A 36-year-old St. Johns County man is looking at spending the rest of his life behind bars after Circuit Court Judge Howard Maltz sentenced him to 100 years in prison Wednesday morning.

The sentencing came nearly two months after a jury found Jesse Graham Berben guilty on 20 counts of possession of child pornography at the end of a two-day February trial.

Berben, who maintained his innocence even through his sentencing hearing Wednesday, was arrested by St. Johns County Sheriff’s Office detectives in April 2015 after authorities obtained a search warrant for his Washington Street apartment — where he was living with his father at the time — and finding files containing the pornography on his computer.

His arrest report indicates that Berben denied knowing anything about the files or how they ended up on his computer. While he admitted to having a peer-to-peer file-sharing program that he used to download music, he denied using his computer to keep or download child pornography and said that if such files were found that it must have been compromised in some way.

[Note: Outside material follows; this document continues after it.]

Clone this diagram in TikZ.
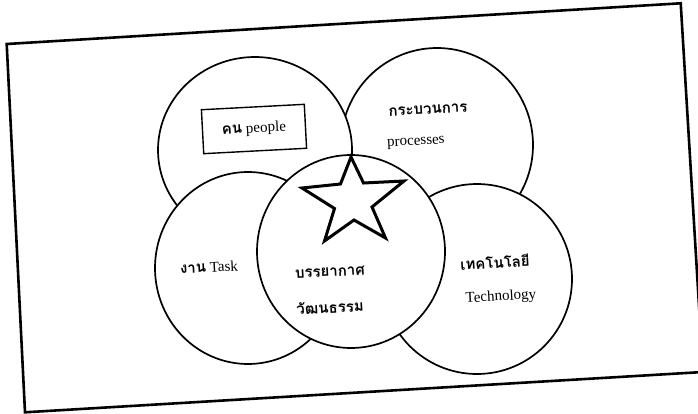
\documentclass[tikz,border=0pt]{standalone}
\usepackage{fontspec}
\setmainfont{Liberation Serif}
\newfontfamily\thaifont[Script=Thai]{Loma}
\usetikzlibrary{shapes.geometric}
\begin{document}
\begin{tikzpicture}[x=1pt,y=-1pt,
  ring/.style={ellipse, draw=black, fill=white, line width=1.7pt, inner sep=0pt},
  lbl/.style={font=\fontsize{15}{18}\selectfont, inner sep=0pt, rotate=3},
  thai/.style={font=\fontsize{15}{18}\selectfont\thaifont\bfseries, inner sep=0pt, rotate=3},
  boxed/.style={draw=black, line width=1.4pt, fill=white, inner sep=0pt, rotate=3,
    minimum width=103pt, minimum height=44pt, font=\fontsize{15}{18}\selectfont},
  frame/.style={line width=2.6pt, line join=miter},
  starline/.style={line width=3pt, line join=miter, fill=white}
]
\useasboundingbox (0,0) rectangle (698,414);
\clip (0,0) rectangle (698,414);
\fill[white] (0,0) rectangle (698,414);
% frame (scanned, slightly rotated)
\coordinate (f1) at (6.7,44);
\coordinate (f2) at (680.7,3.3);
\coordinate (f3) at (703,372);
\coordinate (f4) at (25,412.3);
\draw[frame] (f1) -- (f2) -- (f3) -- (f4) -- cycle;
% circles
\node[ring, minimum width=192pt, minimum height=194pt] (proc) at (437,145) {};
\node[ring, minimum width=194pt, minimum height=186pt] (peop) at (255,150) {};
\node[ring, minimum width=186pt, minimum height=192pt] (task) at (248,268) {};
\node[ring, minimum width=190pt, minimum height=190pt] (tech) at (477,279) {};
\node[ring, minimum width=188pt, minimum height=193pt] (cult) at (351,251.5) {};
% star
\draw[starline] (351,157) -- (363.5,183) -- (404,181) -- (372,207) -- (385.5,238)
  -- (354,220) -- (324.5,241) -- (334.5,208.5) -- (302,188) -- (340.5,184) -- cycle;
% labels
\node[boxed] (people) at (254,129) {{\thaifont\bfseries คน} people};
\node[thai] (procth) at (428,110) {กระบวนการ};
\node[lbl] (procen) at (416,143) {processes};
\node[lbl] (tasklbl) at (209,267) {{\thaifont\bfseries งาน} Task};
\node[thai] (cult1) at (330,272) {บรรยากาศ};
\node[thai] (cult2) at (330,307) {วัฒนธรรม};
\node[thai] (techth) at (495,262) {เทคโนโลยี};
\node[lbl] (techen) at (501,297) {Technology};
\end{tikzpicture}
\end{document}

Berben’s attorney, Tom Cushman, said after the sentencing that his client had maintained his innocence to him from the day that they first met, and that Berben had been offered a plea agreement from the state that would have netted him a prison sentence of about 5 years, “but he refused to plead because he said he was not guilty and he wasn’t going to plead guilty to something he didn’t do and become a registered sex offender with it.”

The sentence he ultimately received was more than four-times the “lowest permissible” sentence Maltz could have handed down based on sentencing guidelines submitted in court Wednesday (the maximum sentence was life in prison). It was also beyond even what Assistant State Attorney Mitch Bishop asked for while standing in for his colleague Chris Ferebee, who prosecuted the case.

Bishop, in his remarks before sentencing, said that the images — most of them movie files — found on Berben’s computer depicted children, some as young as 5-years-old, engaged in various sex acts.

He pushed back on the notion, expressed by some, that merely possessing such images is not nearly as bad as carrying out the acts depicted.

“The problem with that is that viewing these images, possessing these images creates a market for someone else to produce them,” he said. “I don’t think that point should be overlooked.”

Berben, he argued, not only downloaded the files but kept them in the file sharing program, making them available to others.

Bishop asked Maltz for a sentence that would include the rest of Berben’s “meaningful life,” arguing that someone who is “sexually gratified by” or even “sexually curious” by such images does not possess much “rehabilitative potential.”

After brief remarks from both of his parents, Berben, in a short statement, told Maltz “I had nothing to do with this.”

Cushman, citing his client’s 10 years of military service and lack of any criminal record, asked Maltz to consider something far less than Bishop asked for, and pointed out that the sentencing guidelines for the possession of child pornography made his client eligible for a punishment “possibly greater than if he’d actually committed the act.”

“That’s not justice,” he said.

Maltz, though, citing the images seen at the trial, called the case “quite troubling” and said he agreed with the state’s argument against any notion that possession of the images is a victimless crime.

“I see little difference in culpability between those who actually sexually abuse and exploit children, and those who encourage and promote the conduct by downloading and sharing videos of such, which I think warrants a significant sentence,” he said.

Maltz sentenced Berben to five years in prison for each of the 20 counts, to be served consecutively.

Cushman said Berben plans to appeal the sentence.